Достоевский актуализирует сразу несколько значений слова «подполье», как минимум следующие: во-первых, что-то, существующее втайне от властей, следовательно, с одной стороны, укрытие от властей, с другой - нечто революционное; во-вторых, подполье души - затаенные (и тем самым спасенные) от мира и даже от себя чувства и мысли (конечно, можно найти и много других смыслов: например, подполье как аллегория срединного мира - уже не земного-бытового, но еще и не высшего, озаренного присутствием Христа, однако для анализа переводов ограничимся приведенными значениями). В первых двух переводах (Борелиус 1948 г. и Росен 1985 г.) и в названии всего произведения, и в названии первой части, и в тексте [Dostojevskij 1974, 9, 31,48, 122; Dostojevskij 1985, 3, 36, 65, 166] используется слово «källarhäl», что дословно означает «дыра в погреб». Слово «källare» («погреб», «подвал») восходит к протоиндоевропейскому *kel- ("покрывать") через латинское «cella», имевшее два основных значения: «кладовая» и «скрытая от посторонних часть храма, алтарь» [A Latin Dictionary 1879] (последнее наводит на интересные сопоставления, впрочем, вряд ли ощущаемые шведом-нефилологом).

В двух последних переводах «подполье» переводится в разных контекстах по-разному: название перевода Лённквист - «En underjordisk dagbok» (дословно «подземный дневник»), в названии первой части и в тексте же встречается «gömma» и «gömsle(t)», т.е. «убежище», «укрытие» [Dostojevskij 2010, 5, 40, 171], а также «under jorden», т.е. «под землей» [Dostojevskij 2010, 68]. Перевод Самуэльсона называется «Anteckningar frän underjor-den» (дословно «Записки из подземелья»), название первой части также «Underjorden» («подземелье») [Dostojevskij 2017, 7], в тексте же встречается и уже известное по предыдущим переводам «källarhäl» («дыра в погреб») [Dostojevskij 2017, 39], и «underjorden» («подземелье») [Dostojevskij 2017, 64, 163]. Представляется вероятным, что на переводческий выбор Самуэльсона относительно названия повести («Anteckningar frän underjor-den») также повлияла английская традиция: почти все английские переводы (кроме самых ранних) называются «Notes from (the) Underground».
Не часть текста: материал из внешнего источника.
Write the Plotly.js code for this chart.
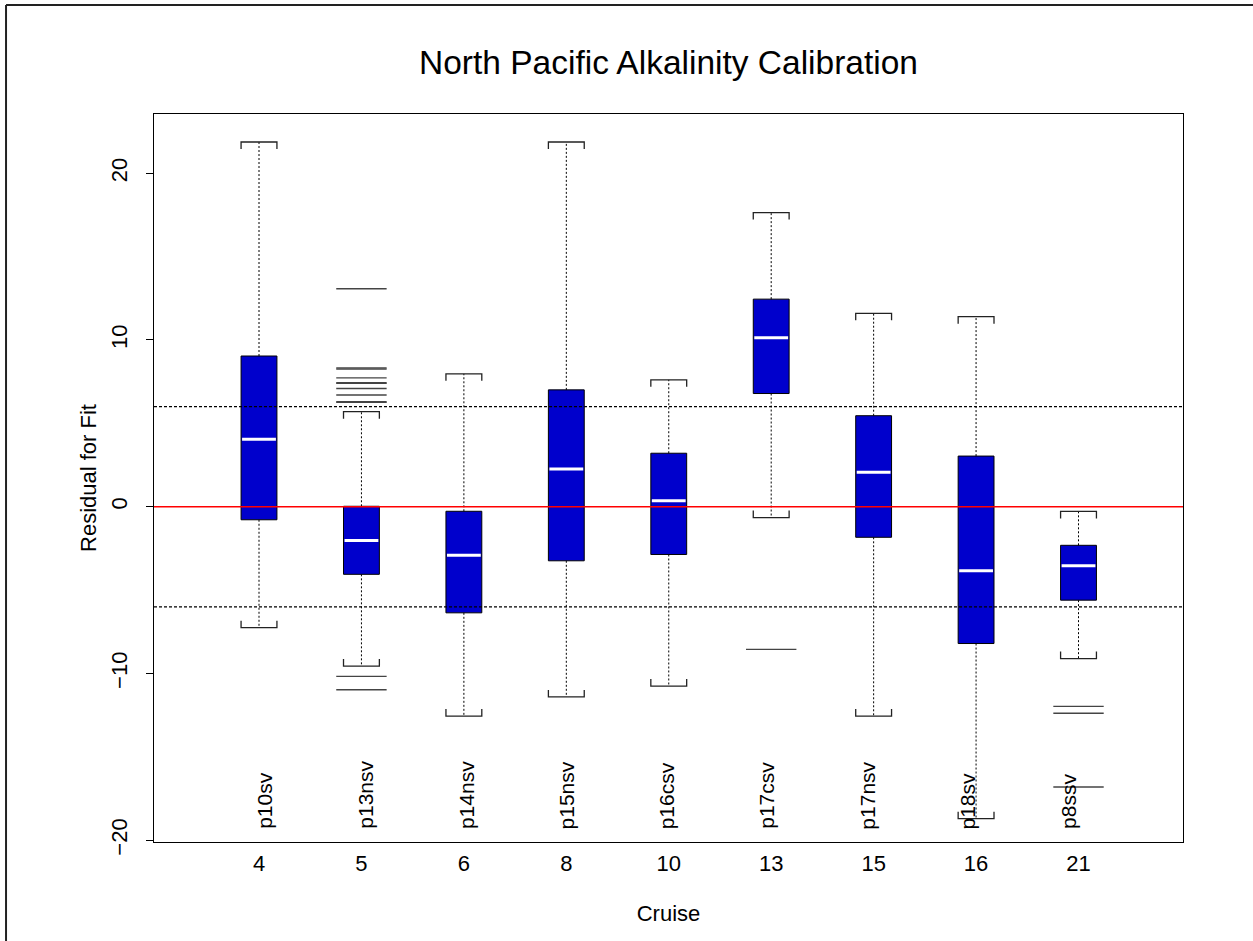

Из всего разнообразия вариантов примеры, связанные с революционной деятельностью, шведские словари приводят только на слово «under-jordisk» («подземный», см.: Svenska Akademiens ordböcker. https://svenska. se/tre/?sok=underjordisk&pz=2). Это слово, а также однокоренное с ним «underjorden» («подземелье») также может передавать значение «подполье души», т.к. оно трактуется как «подземное царство», «царство смерти», https://svenska.se/tre/?sok=underjord&pz=2. Таким образом, более полно гамму значений слова «подполье» передают последние два перевода, где в различных контекстах используются разные шведские слова, в ключевой же заглавной позиции - слова «underjordisk» («подземный») или «under-jorden» («подземелье»).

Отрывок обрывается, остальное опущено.